┏━━
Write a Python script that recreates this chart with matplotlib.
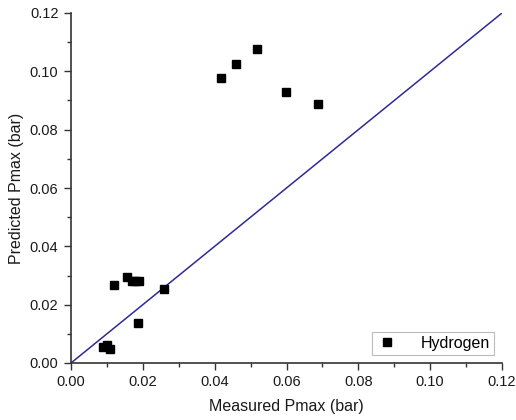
import matplotlib
matplotlib.use('Agg')
import matplotlib.pyplot as plt
from matplotlib.ticker import MultipleLocator

plt.rcParams['font.family'] = ['Liberation Sans', 'DejaVu Sans']

# Datos medidos vs predichos
measured = [0.0088, 0.0099, 0.0109, 0.0119, 0.0156, 0.0170, 0.0178, 0.0188,
            0.0187, 0.0258, 0.0418, 0.0459, 0.0518, 0.0599, 0.0688]
predicted = [0.0054, 0.0062, 0.0048, 0.0267, 0.0296, 0.0282, 0.0282, 0.0282,
             0.0138, 0.0254, 0.0977, 0.1025, 0.1076, 0.0929, 0.0888]
line_x = [0.0, 0.12]

fig = plt.figure(figsize=(5.16, 4.2), dpi=100)
ax = fig.add_axes([71 / 516, 57 / 420, 431 / 516, 350 / 420])

ax.plot(line_x, line_x, color='#2e2a96', lw=1.1)
ax.plot(measured, predicted, 's', color='black', ms=6, label='Hydrogen')

ax.set_xlim(0, 0.12)
ax.set_ylim(0, 0.12)
ax.xaxis.set_major_locator(MultipleLocator(0.02))
ax.yaxis.set_major_locator(MultipleLocator(0.02))
ax.xaxis.set_minor_locator(MultipleLocator(0.01))
ax.yaxis.set_minor_locator(MultipleLocator(0.01))
ax.xaxis.set_major_formatter(plt.FormatStrFormatter('%.2f'))
ax.yaxis.set_major_formatter(plt.FormatStrFormatter('%.2f'))
ax.spines['top'].set_visible(False)
ax.spines['right'].set_visible(False)
for s in ('left', 'bottom'):
    ax.spines[s].set_color('#333333')
    ax.spines[s].set_linewidth(1.2)
ax.tick_params(which='major', direction='out', length=5, width=1.0,
               labelsize=10.5, colors='#333333', labelcolor='#1a1a1a',
               pad=4)
ax.tick_params(which='minor', direction='out', length=3, width=1.0,
               colors='#333333')

ax.set_xlabel('Measured Pmax (bar)', fontsize=11.5, color='#1a1a1a',
              labelpad=7)
ax.set_ylabel('Predicted Pmax (bar)', fontsize=11.5, color='#1a1a1a',
              labelpad=4)

leg = ax.legend(loc='lower right', fontsize=11.5, frameon=True,
                fancybox=False, edgecolor='#aaaaaa', handlelength=1.4,
                handletextpad=1.4, markerscale=0.9, borderaxespad=0,
                bbox_to_anchor=(0.981, 0.024), borderpad=0.25)
leg.get_frame().set_linewidth(0.8)

fig.savefig('out.png', dpi=100)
┗━━
__Request__
Reproduce every line above as written, skipping pictures.

__Answer to this task__
Write a Python script that recreates this chart with matplotlib.
import matplotlib
matplotlib.use('Agg')
import matplotlib.pyplot as plt
from matplotlib.ticker import MultipleLocator

plt.rcParams['font.family'] = ['Liberation Sans', 'DejaVu Sans']

# Datos medidos vs predichos
measured = [0.0088, 0.0099, 0.0109, 0.0119, 0.0156, 0.0170, 0.0178, 0.0188,
            0.0187, 0.0258, 0.0418, 0.0459, 0.0518, 0.0599, 0.0688]
predicted = [0.0054, 0.0062, 0.0048, 0.0267, 0.0296, 0.0282, 0.0282, 0.0282,
             0.0138, 0.0254, 0.0977, 0.1025, 0.1076, 0.0929, 0.0888]
line_x = [0.0, 0.12]

fig = plt.figure(figsize=(5.16, 4.2), dpi=100)
ax = fig.add_axes([71 / 516, 57 / 420, 431 / 516, 350 / 420])

ax.plot(line_x, line_x, color='#2e2a96', lw=1.1)
ax.plot(measured, predicted, 's', color='black', ms=6, label='Hydrogen')

ax.set_xlim(0, 0.12)
ax.set_ylim(0, 0.12)
ax.xaxis.set_major_locator(MultipleLocator(0.02))
ax.yaxis.set_major_locator(MultipleLocator(0.02))
ax.xaxis.set_minor_locator(MultipleLocator(0.01))
ax.yaxis.set_minor_locator(MultipleLocator(0.01))
ax.xaxis.set_major_formatter(plt.FormatStrFormatter('%.2f'))
ax.yaxis.set_major_formatter(plt.FormatStrFormatter('%.2f'))
ax.spines['top'].set_visible(False)
ax.spines['right'].set_visible(False)
for s in ('left', 'bottom'):
    ax.spines[s].set_color('#333333')
    ax.spines[s].set_linewidth(1.2)
ax.tick_params(which='major', direction='out', length=5, width=1.0,
               labelsize=10.5, colors='#333333', labelcolor='#1a1a1a',
               pad=4)
ax.tick_params(which='minor', direction='out', length=3, width=1.0,
               colors='#333333')

ax.set_xlabel('Measured Pmax (bar)', fontsize=11.5, color='#1a1a1a',
              labelpad=7)
ax.set_ylabel('Predicted Pmax (bar)', fontsize=11.5, color='#1a1a1a',
              labelpad=4)

leg = ax.legend(loc='lower right', fontsize=11.5, frameon=True,
                fancybox=False, edgecolor='#aaaaaa', handlelength=1.4,
                handletextpad=1.4, markerscale=0.9, borderaxespad=0,
                bbox_to_anchor=(0.981, 0.024), borderpad=0.25)
leg.get_frame().set_linewidth(0.8)

fig.savefig('out.png', dpi=100)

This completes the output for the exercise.